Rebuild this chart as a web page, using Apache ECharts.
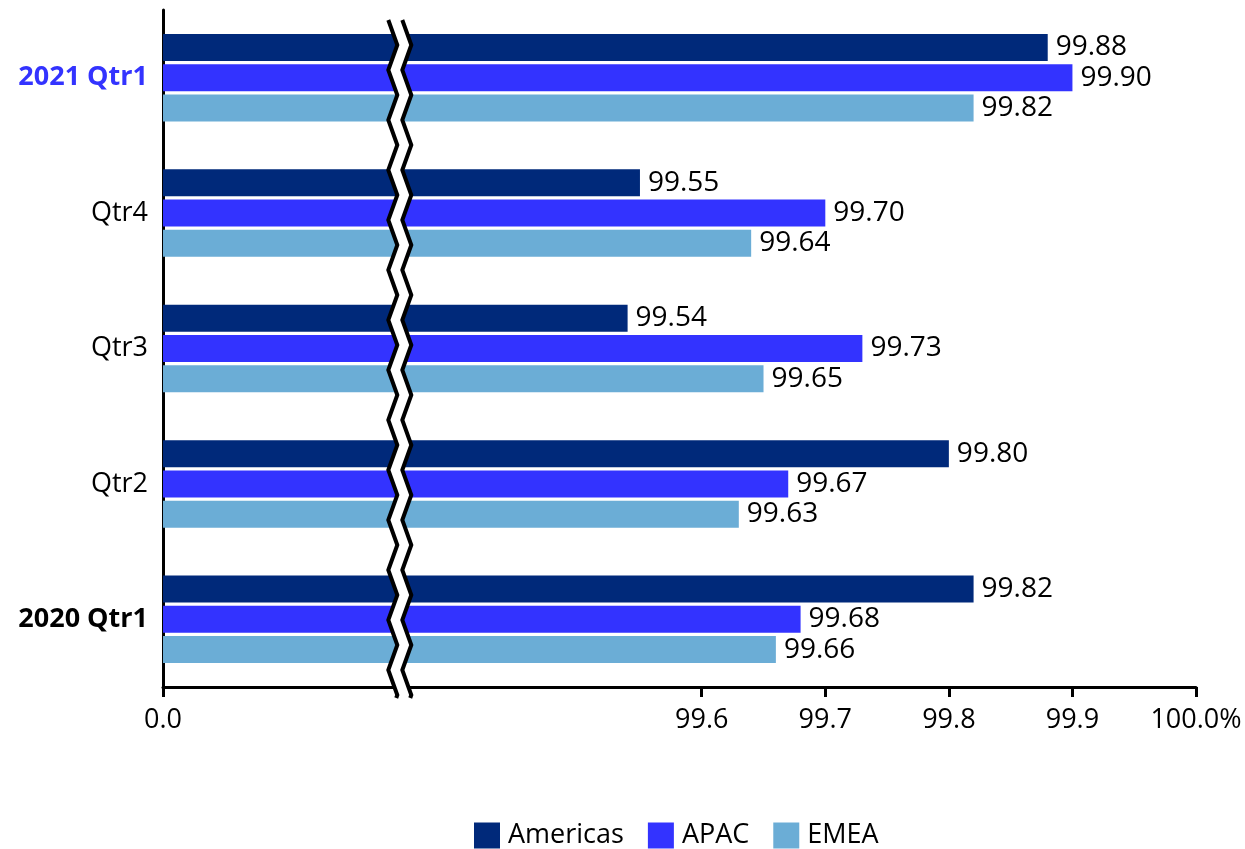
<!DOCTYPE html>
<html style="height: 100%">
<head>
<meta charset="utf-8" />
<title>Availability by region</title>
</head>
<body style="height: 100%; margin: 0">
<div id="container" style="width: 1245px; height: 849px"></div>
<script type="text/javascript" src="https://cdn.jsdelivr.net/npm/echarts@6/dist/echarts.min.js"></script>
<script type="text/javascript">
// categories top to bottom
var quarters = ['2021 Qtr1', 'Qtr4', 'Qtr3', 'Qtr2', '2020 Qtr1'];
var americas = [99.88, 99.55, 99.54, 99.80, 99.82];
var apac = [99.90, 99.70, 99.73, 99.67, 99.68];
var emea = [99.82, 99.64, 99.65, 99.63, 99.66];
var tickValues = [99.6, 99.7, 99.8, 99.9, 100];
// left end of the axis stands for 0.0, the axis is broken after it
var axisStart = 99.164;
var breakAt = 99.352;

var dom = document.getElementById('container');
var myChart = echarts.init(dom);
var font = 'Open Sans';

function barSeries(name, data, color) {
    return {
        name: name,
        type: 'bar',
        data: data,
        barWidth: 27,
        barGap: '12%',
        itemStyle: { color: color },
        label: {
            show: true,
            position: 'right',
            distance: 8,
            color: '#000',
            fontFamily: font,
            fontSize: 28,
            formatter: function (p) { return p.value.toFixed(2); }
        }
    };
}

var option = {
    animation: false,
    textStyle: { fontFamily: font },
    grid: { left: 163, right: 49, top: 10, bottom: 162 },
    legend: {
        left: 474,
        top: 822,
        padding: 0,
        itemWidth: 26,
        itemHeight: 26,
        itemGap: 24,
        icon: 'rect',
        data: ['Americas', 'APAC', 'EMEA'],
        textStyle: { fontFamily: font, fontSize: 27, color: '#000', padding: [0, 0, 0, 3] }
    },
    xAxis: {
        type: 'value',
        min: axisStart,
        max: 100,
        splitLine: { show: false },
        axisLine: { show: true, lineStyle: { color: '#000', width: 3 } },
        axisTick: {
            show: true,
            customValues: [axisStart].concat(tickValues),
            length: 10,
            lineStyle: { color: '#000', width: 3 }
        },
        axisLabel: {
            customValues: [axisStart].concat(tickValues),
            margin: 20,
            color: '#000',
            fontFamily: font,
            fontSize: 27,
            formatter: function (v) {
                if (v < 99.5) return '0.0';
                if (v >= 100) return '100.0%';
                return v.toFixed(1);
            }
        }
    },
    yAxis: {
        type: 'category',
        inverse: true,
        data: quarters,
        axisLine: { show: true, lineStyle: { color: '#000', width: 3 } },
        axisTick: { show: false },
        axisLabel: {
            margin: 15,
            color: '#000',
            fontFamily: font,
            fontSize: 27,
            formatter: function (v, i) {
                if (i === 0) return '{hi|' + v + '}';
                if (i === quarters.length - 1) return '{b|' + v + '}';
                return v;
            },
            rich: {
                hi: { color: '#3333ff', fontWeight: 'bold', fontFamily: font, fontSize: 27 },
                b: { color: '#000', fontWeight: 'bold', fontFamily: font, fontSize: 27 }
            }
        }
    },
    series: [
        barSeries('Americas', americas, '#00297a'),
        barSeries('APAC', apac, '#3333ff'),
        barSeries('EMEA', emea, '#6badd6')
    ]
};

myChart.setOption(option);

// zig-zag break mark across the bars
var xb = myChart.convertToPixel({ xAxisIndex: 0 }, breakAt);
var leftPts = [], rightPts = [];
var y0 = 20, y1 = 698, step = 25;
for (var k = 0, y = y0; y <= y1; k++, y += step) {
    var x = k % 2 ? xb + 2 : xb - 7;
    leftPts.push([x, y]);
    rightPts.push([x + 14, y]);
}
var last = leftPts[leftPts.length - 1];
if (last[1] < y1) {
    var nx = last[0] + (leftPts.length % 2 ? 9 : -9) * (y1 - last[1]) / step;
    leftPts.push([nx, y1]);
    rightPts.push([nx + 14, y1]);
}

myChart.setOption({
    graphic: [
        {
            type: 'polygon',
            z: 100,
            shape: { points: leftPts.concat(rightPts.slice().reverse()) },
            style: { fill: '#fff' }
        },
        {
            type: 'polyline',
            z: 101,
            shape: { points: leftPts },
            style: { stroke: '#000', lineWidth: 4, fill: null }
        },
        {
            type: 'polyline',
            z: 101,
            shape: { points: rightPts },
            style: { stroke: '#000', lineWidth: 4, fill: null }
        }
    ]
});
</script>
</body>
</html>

******************************

▶ WHAT YOU WILL DO: Extract the full listing above verbatim; pictures are to be left out of the copy.

▶ SOLUTION TO THE EXERCISE:
Rebuild this chart as a web page, using Apache ECharts.
<!DOCTYPE html>
<html style="height: 100%">
<head>
<meta charset="utf-8" />
<title>Availability by region</title>
</head>
<body style="height: 100%; margin: 0">
<div id="container" style="width: 1245px; height: 849px"></div>
<script type="text/javascript" src="https://cdn.jsdelivr.net/npm/echarts@6/dist/echarts.min.js"></script>
<script type="text/javascript">
// categories top to bottom
var quarters = ['2021 Qtr1', 'Qtr4', 'Qtr3', 'Qtr2', '2020 Qtr1'];
var americas = [99.88, 99.55, 99.54, 99.80, 99.82];
var apac = [99.90, 99.70, 99.73, 99.67, 99.68];
var emea = [99.82, 99.64, 99.65, 99.63, 99.66];
var tickValues = [99.6, 99.7, 99.8, 99.9, 100];
// left end of the axis stands for 0.0, the axis is broken after it
var axisStart = 99.164;
var breakAt = 99.352;

var dom = document.getElementById('container');
var myChart = echarts.init(dom);
var font = 'Open Sans';

function barSeries(name, data, color) {
    return {
        name: name,
        type: 'bar',
        data: data,
        barWidth: 27,
        barGap: '12%',
        itemStyle: { color: color },
        label: {
            show: true,
            position: 'right',
            distance: 8,
            color: '#000',
            fontFamily: font,
            fontSize: 28,
            formatter: function (p) { return p.value.toFixed(2); }
        }
    };
}

var option = {
    animation: false,
    textStyle: { fontFamily: font },
    grid: { left: 163, right: 49, top: 10, bottom: 162 },
    legend: {
        left: 474,
        top: 822,
        padding: 0,
        itemWidth: 26,
        itemHeight: 26,
        itemGap: 24,
        icon: 'rect',
        data: ['Americas', 'APAC', 'EMEA'],
        textStyle: { fontFamily: font, fontSize: 27, color: '#000', padding: [0, 0, 0, 3] }
    },
    xAxis: {
        type: 'value',
        min: axisStart,
        max: 100,
        splitLine: { show: false },
        axisLine: { show: true, lineStyle: { color: '#000', width: 3 } },
        axisTick: {
            show: true,
            customValues: [axisStart].concat(tickValues),
            length: 10,
            lineStyle: { color: '#000', width: 3 }
        },
        axisLabel: {
            customValues: [axisStart].concat(tickValues),
            margin: 20,
            color: '#000',
            fontFamily: font,
            fontSize: 27,
            formatter: function (v) {
                if (v < 99.5) return '0.0';
                if (v >= 100) return '100.0%';
                return v.toFixed(1);
            }
        }
    },
    yAxis: {
        type: 'category',
        inverse: true,
        data: quarters,
        axisLine: { show: true, lineStyle: { color: '#000', width: 3 } },
        axisTick: { show: false },
        axisLabel: {
            margin: 15,
            color: '#000',
            fontFamily: font,
            fontSize: 27,
            formatter: function (v, i) {
                if (i === 0) return '{hi|' + v + '}';
                if (i === quarters.length - 1) return '{b|' + v + '}';
                return v;
            },
            rich: {
                hi: { color: '#3333ff', fontWeight: 'bold', fontFamily: font, fontSize: 27 },
                b: { color: '#000', fontWeight: 'bold', fontFamily: font, fontSize: 27 }
            }
        }
    },
    series: [
        barSeries('Americas', americas, '#00297a'),
        barSeries('APAC', apac, '#3333ff'),
        barSeries('EMEA', emea, '#6badd6')
    ]
};

myChart.setOption(option);

// zig-zag break mark across the bars
var xb = myChart.convertToPixel({ xAxisIndex: 0 }, breakAt);
var leftPts = [], rightPts = [];
var y0 = 20, y1 = 698, step = 25;
for (var k = 0, y = y0; y <= y1; k++, y += step) {
    var x = k % 2 ? xb + 2 : xb - 7;
    leftPts.push([x, y]);
    rightPts.push([x + 14, y]);
}
var last = leftPts[leftPts.length - 1];
if (last[1] < y1) {
    var nx = last[0] + (leftPts.length % 2 ? 9 : -9) * (y1 - last[1]) / step;
    leftPts.push([nx, y1]);
    rightPts.push([nx + 14, y1]);
}

myChart.setOption({
    graphic: [
        {
            type: 'polygon',
            z: 100,
            shape: { points: leftPts.concat(rightPts.slice().reverse()) },
            style: { fill: '#fff' }
        },
        {
            type: 'polyline',
            z: 101,
            shape: { points: leftPts },
            style: { stroke: '#000', lineWidth: 4, fill: null }
        },
        {
            type: 'polyline',
            z: 101,
            shape: { points: rightPts },
            style: { stroke: '#000', lineWidth: 4, fill: null }
        }
    ]
});
</script>
</body>
</html>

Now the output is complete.